Keep item size small

  • To conserve read and write capacity, limit item size
  • Keep urls/pointers to large data in S3 (as blobs). 
  • For large records, use master-detail items. Master contains "header" information. Details in separate times. Now we require less read capacity to get a list of masters.

How to support different access patterns

  • Use Global Secondary Indexes to support different access patterns. Use GSI to model N:M relationships.
  • Hash and range keys can be used to model 1:N relationship. Use Local Secondary Indexes (LSI) to support different access patterns. 
  • Use composite range keys where appropriate. For example, INPROGRESS#20151120. Now we can easily find all INPROGESS items by using begins_with("INPROGRESS#")
  • DynamoDB only writes to an index if there is a value for the attribute. In other words, DynamoDB uses sparse indexes, i.e. does not use capacity when there is no attribute value to be written to the index. 

How to handle time series data

  • For time series data, it is better to have separate tables for periods of time (daily, monthly, weekly). 
  • Old data can be deleted by just deleting the table.
  • Provisioning on old table that are not accessed as frequently can be reduced to save cost.

Use separate tables for hot and cold tables

  • Don't mix hot and cold partitions in one table. 
  • Use separate tables and adjust provisioning accordingly. 
  • Some data might we write intensive while other data may be read intensive. Recall read and write capacity is set separately for a table. 
  • Possibly, use different tables for different user types (e.g. real time, analytics)

Use conditional updates to save on consumed capacity and consistency

  • Items in a table can be conditionally updated. For example, API can specify that an item should only be updated if item's attribute has a certain value on the server. For example, we want to allow a person to vote once. Write a condition that checks whether a person has previously voted and only add vote item if the condition is not met.
  • Another way to implement conditional updates is to use the Read/Modify/Write pattern. DynamoDB mapper API allows you to create and update a "Version" attribute of an entity. The Write is only successful, if the item version has not changed since we read, modified and attempt to write the item.

Use transactions library when you must support transactions

  • Use the Java SDK transaction library for updating multiple items in a transaction (uses conditional updates, version attribute of items and two additional tables). 
  • Alternatively, augment DynamoDB with a RDBMS for recording transactions and duplicating values into DynamoDB tables.

Use eventual consistency

  • Use eventual consistency when reading data, whenever possible. Uses half of the provisioned read capacity. 
  • The data is consistent on all nodes within one second anyways.

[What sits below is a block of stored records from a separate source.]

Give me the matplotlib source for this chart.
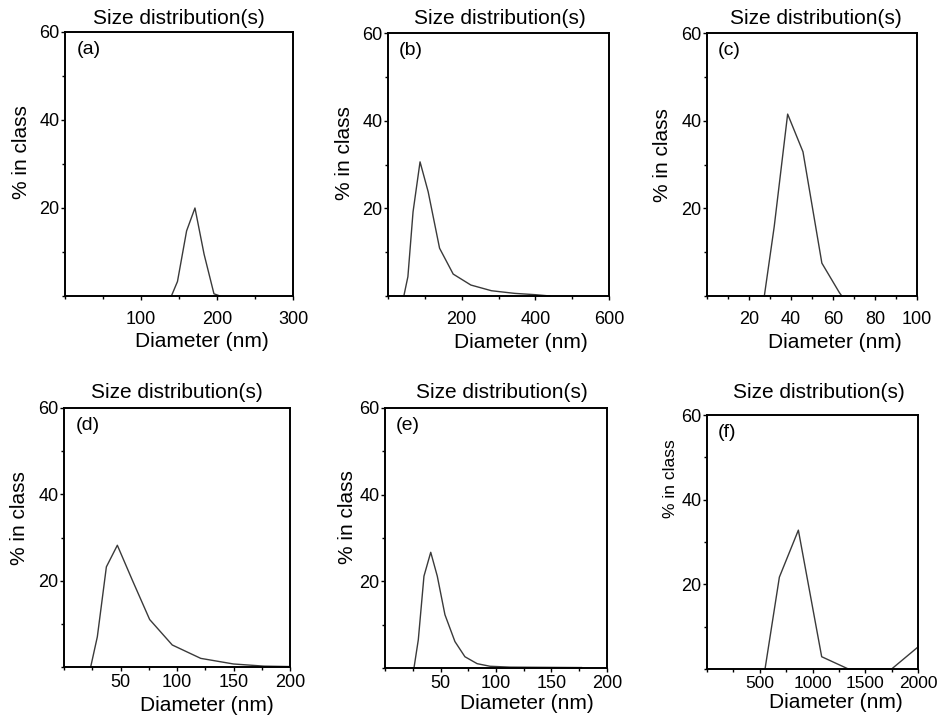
import matplotlib
matplotlib.use("Agg")
import matplotlib.pyplot as plt
from matplotlib.ticker import MultipleLocator, FixedLocator

plt.rcParams["font.family"] = ["Liberation Sans", "DejaVu Sans"]

# Values (diameter in nm, % in class)
a_x = [140, 148, 160, 171, 183, 196, 204]
a_y = [0, 3.3, 14.8, 20.0, 9.5, 0.5, 0]

b_x = [43, 54, 68, 87, 109, 140, 177, 225, 281, 344, 400, 440]
b_y = [0, 4.4, 19.2, 30.6, 23.8, 10.9, 5.0, 2.5, 1.2, 0.6, 0.3, 0]

c_x = [27.3, 32, 38.4, 45.7, 54.7, 63, 64.2]
c_y = [0, 15.8, 41.5, 32.9, 7.5, 0.8, 0]

d_x = [23.6, 29.5, 37.5, 47.2, 60.5, 75.8, 95.8, 121, 150, 177, 200]
d_y = [0, 7.0, 23.2, 28.2, 20.1, 11.0, 5.1, 2.0, 0.7, 0.2, 0.1]

e_x = [26.1, 30, 35.1, 41.2, 47.1, 54, 63, 72, 83, 94.6, 112.6, 177]
e_y = [0, 6.5, 21.2, 26.7, 21.2, 12.3, 6.1, 2.6, 1.0, 0.4, 0.2, 0.1]

f_x = [550, 686, 866, 1087, 1340, 1750, 2000]
f_y = [0, 21.7, 32.8, 2.9, 0, 0, 5.2]

panel_labels = ["(a)", "(b)", "(c)", "(d)", "(e)", "(f)"]
x_limits = [300, 600, 100, 200, 200, 2000]
x_major = [[100, 200, 300], [200, 400, 600], [20, 40, 60, 80, 100],
           [50, 100, 150, 200], [50, 100, 150, 200], [500, 1000, 1500, 2000]]
x_minor = [50, 100, 10, 25, 25, 250]
y_major = [20, 40, 60]

# axes boxes in pixels: left, right, top, bottom
boxes = [(65, 293, 32, 296), (388, 609, 33, 296), (707, 917, 33, 296),
         (64, 290, 408, 667), (385, 607, 408, 668), (707, 918, 415, 669)]
title_pos = [(0.5, 1.053), (0.507, 1.057), (0.52, 1.057),
             (0.5, 1.058), (0.527, 1.058), (0.53, 1.087)]
xlabel_pos = [(0.6, -0.174), (0.6, -0.175), (0.61, -0.175),
              (0.63, -0.147), (0.64, -0.135), (0.61, -0.13)]
ylabel_pos = [(-0.189, 0.545), (-0.195, 0.544), (-0.21, 0.536),
              (-0.195, 0.575), (-0.171, 0.58), (-0.175, 0.75)]
xtick_pad = [8, 8, 8, 2, 2, 2]
xtick_size = [13, 13, 13, 13, 13, 12.5]

W, H = 941, 725
fig = plt.figure(figsize=(W / 100, H / 100), dpi=100)

series = [(a_x, a_y), (b_x, b_y), (c_x, c_y), (d_x, d_y), (e_x, e_y), (f_x, f_y)]

for i, (xs, ys) in enumerate(series):
    l, r, t, b = boxes[i]
    ax = fig.add_axes([l / W, 1 - b / H, (r - l) / W, (b - t) / H])
    ax.plot(xs, ys, color="#3a3a3a", linewidth=1.0, clip_on=False)
    ax.set_xlim(0, x_limits[i])
    ax.set_ylim(0, 60)
    ax.xaxis.set_major_locator(FixedLocator(x_major[i]))
    ax.xaxis.set_minor_locator(MultipleLocator(x_minor[i]))
    ax.yaxis.set_major_locator(FixedLocator(y_major))
    ax.yaxis.set_minor_locator(MultipleLocator(10))
    ax.tick_params(which="both", direction="out", width=1.0, labelsize=13)
    ax.tick_params(which="major", length=3)
    ax.tick_params(which="minor", length=2)
    ax.tick_params(axis="x", pad=xtick_pad[i], labelsize=xtick_size[i])
    ax.tick_params(axis="y", pad=1)
    for sp in ax.spines.values():
        sp.set_linewidth(1.4)

    ax.text(title_pos[i][0], title_pos[i][1], "Size distribution(s)",
            transform=ax.transAxes, ha="center", va="center", fontsize=15)
    ax.text(0.05, 0.965, panel_labels[i], transform=ax.transAxes,
            ha="left", va="top", fontsize=14)
    ax.set_xlabel("Diameter (nm)", fontsize=15)
    ax.xaxis.set_label_coords(*xlabel_pos[i])
    ax.get_xaxis().label.set_va("center")
    ax.set_ylabel("% in class", fontsize=12.5 if i == 5 else 15)
    ax.yaxis.set_label_coords(*ylabel_pos[i])
    ax.get_yaxis().label.set_va("center")

fig.savefig("out.png", dpi=100)
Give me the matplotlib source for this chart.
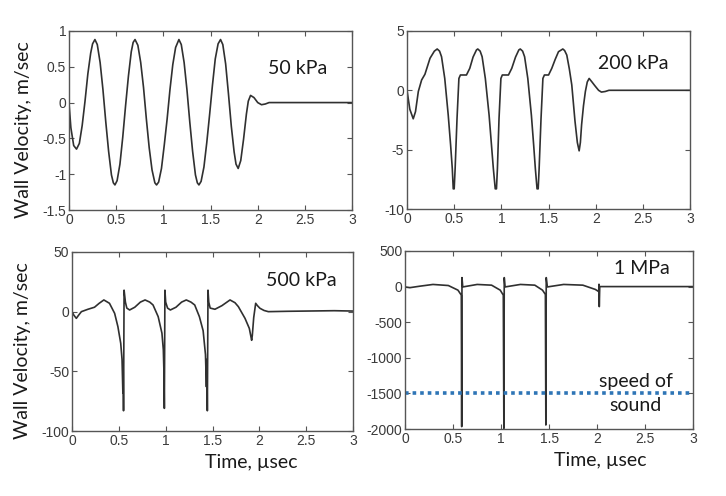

Use application cache to save on read capacity

  • Use an application cache (such Amazon Elasticache) for hot reads. 
  • Will reduce the read capacity needed.

Adjust table provisioning with changing loads

  • Table provisioning can be changed throughout the day based on traffic. This saves cost.

Use indexes for performance and for saving capacity

  • Use global or secondary indexes to reduce the amount of provisioned read capacity required to quickly find items.

Use streams for propagating changes made  to DynamoDB items

  • DynamoDB can publish changes (essentially a DB change log) to a stream that can be processed by another client (such as a Lamdba function or a KCL client). 
  • Streams are ordered, and persistent for 24 hours. 
  • Streams can be used to replicate data from one region to another (cross region replication library is available).  
  • Can use to perform aggregations. 
  • Can use to create indexes/derivative tables. 
  • Can use Lambda to update an application cache when an item in table changes. 
  • All this can be done in near real-time.

Data Analysis

  • DyanmoDB is designed for fast access, not for performing slicing and dicing of data.
  • Export data to a RDBMS or data warehouse such as Amazon Redshift for analytics. 
  • Can use EMR. 
  • Can also use Streams to analyze in real time.

Keep back ups of your tables

  • For backups, export DynamoDB tables to S3.